Perhaps you could build in some limitation to the maximum amount of words (or scenes)to be written with a project in Snowflake Light? Then one would still be able to write a short (short) story with it, but would have to buy the Pro version for being able to write a complete novel with this software.
Please don’t use Harry Potter for examples.
The terminology issues are just down to personal taste now– pick something catchy and marketable. Frankly, I couldn’t care less what you do select if I’m going to be reading about the ideas behind them.
I just wanted to say thanks for the newsletter, and your blog. I always enjoy what you have to say as you tend to call out very practical improvments we can all make. Thanks for spending the time to help us get better.

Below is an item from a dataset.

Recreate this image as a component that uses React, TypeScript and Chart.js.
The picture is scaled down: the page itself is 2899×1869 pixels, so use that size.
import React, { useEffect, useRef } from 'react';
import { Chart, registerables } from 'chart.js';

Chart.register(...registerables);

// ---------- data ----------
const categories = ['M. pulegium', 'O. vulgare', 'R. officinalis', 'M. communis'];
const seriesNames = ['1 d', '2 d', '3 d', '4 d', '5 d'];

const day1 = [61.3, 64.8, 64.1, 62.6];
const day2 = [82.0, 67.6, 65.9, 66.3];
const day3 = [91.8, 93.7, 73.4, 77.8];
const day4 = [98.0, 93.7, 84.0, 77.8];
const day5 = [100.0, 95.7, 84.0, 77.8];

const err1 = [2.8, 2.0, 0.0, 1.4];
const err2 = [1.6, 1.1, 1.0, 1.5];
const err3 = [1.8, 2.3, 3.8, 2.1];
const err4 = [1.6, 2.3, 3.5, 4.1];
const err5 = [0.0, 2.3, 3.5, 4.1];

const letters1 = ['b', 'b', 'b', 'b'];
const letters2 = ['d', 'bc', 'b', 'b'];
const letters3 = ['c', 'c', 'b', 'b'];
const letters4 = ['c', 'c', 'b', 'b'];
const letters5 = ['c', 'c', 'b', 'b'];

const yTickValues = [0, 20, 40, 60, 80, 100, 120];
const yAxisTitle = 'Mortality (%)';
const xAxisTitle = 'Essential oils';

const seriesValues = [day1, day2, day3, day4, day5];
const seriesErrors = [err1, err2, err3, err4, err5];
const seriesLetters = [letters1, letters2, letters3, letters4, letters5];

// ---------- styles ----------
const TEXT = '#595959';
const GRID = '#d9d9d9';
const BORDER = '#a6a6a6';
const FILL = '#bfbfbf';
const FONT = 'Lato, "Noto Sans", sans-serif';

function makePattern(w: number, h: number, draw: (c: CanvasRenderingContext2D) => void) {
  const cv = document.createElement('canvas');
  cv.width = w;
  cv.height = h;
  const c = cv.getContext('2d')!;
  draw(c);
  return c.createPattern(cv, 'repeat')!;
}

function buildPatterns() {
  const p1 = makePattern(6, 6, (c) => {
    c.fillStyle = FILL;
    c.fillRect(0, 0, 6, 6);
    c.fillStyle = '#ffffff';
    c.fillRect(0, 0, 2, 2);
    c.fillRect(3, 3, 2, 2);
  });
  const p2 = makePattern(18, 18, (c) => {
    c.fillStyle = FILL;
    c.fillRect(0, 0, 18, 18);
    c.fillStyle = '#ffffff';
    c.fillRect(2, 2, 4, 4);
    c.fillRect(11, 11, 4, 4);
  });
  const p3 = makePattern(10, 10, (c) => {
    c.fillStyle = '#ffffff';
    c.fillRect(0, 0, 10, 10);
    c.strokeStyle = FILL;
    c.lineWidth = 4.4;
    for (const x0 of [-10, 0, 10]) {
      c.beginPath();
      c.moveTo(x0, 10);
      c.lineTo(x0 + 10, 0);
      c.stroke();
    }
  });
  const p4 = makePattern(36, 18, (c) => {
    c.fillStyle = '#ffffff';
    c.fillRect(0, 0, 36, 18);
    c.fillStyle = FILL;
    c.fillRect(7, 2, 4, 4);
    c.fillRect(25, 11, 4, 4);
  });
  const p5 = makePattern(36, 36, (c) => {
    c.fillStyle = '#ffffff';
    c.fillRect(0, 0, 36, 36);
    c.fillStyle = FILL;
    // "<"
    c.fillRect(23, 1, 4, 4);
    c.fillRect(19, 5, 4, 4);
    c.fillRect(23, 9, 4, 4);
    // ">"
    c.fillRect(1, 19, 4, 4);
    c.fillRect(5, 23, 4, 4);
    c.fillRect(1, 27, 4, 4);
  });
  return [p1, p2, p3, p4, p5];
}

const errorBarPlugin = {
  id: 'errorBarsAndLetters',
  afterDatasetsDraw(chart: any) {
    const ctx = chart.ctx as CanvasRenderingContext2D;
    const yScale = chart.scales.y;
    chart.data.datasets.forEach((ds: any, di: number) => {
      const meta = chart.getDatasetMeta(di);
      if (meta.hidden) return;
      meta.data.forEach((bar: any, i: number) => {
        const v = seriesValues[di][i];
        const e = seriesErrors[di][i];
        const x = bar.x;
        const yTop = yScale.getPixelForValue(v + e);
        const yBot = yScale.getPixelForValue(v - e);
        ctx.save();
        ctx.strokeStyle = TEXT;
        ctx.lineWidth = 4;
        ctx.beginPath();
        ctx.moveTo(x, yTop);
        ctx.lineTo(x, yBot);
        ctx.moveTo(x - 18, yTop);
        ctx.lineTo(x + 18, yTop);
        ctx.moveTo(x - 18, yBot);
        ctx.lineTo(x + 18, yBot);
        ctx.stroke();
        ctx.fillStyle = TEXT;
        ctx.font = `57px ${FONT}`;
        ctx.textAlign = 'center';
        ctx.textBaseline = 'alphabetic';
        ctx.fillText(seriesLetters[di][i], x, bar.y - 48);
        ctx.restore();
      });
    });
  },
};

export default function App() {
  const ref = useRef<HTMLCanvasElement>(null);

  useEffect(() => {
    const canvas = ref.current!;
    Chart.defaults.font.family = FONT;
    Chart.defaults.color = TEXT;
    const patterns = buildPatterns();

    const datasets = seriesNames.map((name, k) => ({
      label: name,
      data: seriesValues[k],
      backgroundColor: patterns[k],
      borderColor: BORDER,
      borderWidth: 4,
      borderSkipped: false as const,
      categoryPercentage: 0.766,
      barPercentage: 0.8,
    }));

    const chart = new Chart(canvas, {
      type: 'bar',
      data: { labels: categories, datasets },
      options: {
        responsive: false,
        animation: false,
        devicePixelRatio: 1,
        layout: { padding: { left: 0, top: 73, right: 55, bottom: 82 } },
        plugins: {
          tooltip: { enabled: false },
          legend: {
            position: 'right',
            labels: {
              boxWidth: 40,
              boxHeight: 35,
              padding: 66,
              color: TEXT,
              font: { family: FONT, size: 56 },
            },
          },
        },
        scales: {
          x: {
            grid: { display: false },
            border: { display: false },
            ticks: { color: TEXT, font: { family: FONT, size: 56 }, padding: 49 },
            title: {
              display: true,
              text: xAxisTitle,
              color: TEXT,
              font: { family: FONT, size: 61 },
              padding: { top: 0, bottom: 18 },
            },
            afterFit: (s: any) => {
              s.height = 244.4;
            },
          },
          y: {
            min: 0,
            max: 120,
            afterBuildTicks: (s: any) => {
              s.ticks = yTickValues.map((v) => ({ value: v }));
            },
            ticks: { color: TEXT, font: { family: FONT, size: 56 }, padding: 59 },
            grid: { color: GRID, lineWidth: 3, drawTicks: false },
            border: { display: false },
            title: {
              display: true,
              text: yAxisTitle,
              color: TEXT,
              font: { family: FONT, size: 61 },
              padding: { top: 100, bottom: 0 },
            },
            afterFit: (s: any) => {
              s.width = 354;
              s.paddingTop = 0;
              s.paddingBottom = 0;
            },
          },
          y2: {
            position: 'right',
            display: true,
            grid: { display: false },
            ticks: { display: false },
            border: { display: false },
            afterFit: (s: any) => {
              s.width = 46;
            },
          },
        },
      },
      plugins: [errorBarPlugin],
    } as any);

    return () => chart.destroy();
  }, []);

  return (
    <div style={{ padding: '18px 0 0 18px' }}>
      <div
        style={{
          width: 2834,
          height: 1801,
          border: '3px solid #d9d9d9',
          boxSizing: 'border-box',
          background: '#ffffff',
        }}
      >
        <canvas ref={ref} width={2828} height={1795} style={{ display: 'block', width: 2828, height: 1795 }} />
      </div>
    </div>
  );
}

After hearing writers sing the praise of Scrivener, which is only available for the Mac, I’ve been looking for PC novel writing software, without much success. Most of the ones I’ve tried are either too complicated or don’t have enough features. The best one I’ve found is Celtex, but it’s for script writers. Scripts tie in with the databases, but the text writer doesn’t. Rather than spend more time searching, I’m using Celtex for reference, a spreadsheet for scenes, and good old Word to write the thing.
Snowflake pro sounds cool, and I’m looking forward to checking it out. One word of advice, though – make sure people can download and try it for free. Several of the programs I found looked like they might do the trick, but I had to buy them to find out. Nope, not gonna do it, not even with a money back guarantee. I’ll try something with reasonable limits, say, 30 days or 100 pages, but I’m not going to buy anything without trying it out first.
The key is *reasonable* limits. Demo programs that don’t allow you to save files, for instance, or limit you to ten pages of text or a ten day trial, are worse than useless. They only serve to annoy prospective customers. Let people use it long enough to get hooked, and they’ll buy it, as long as it does the job and is reasonably priced.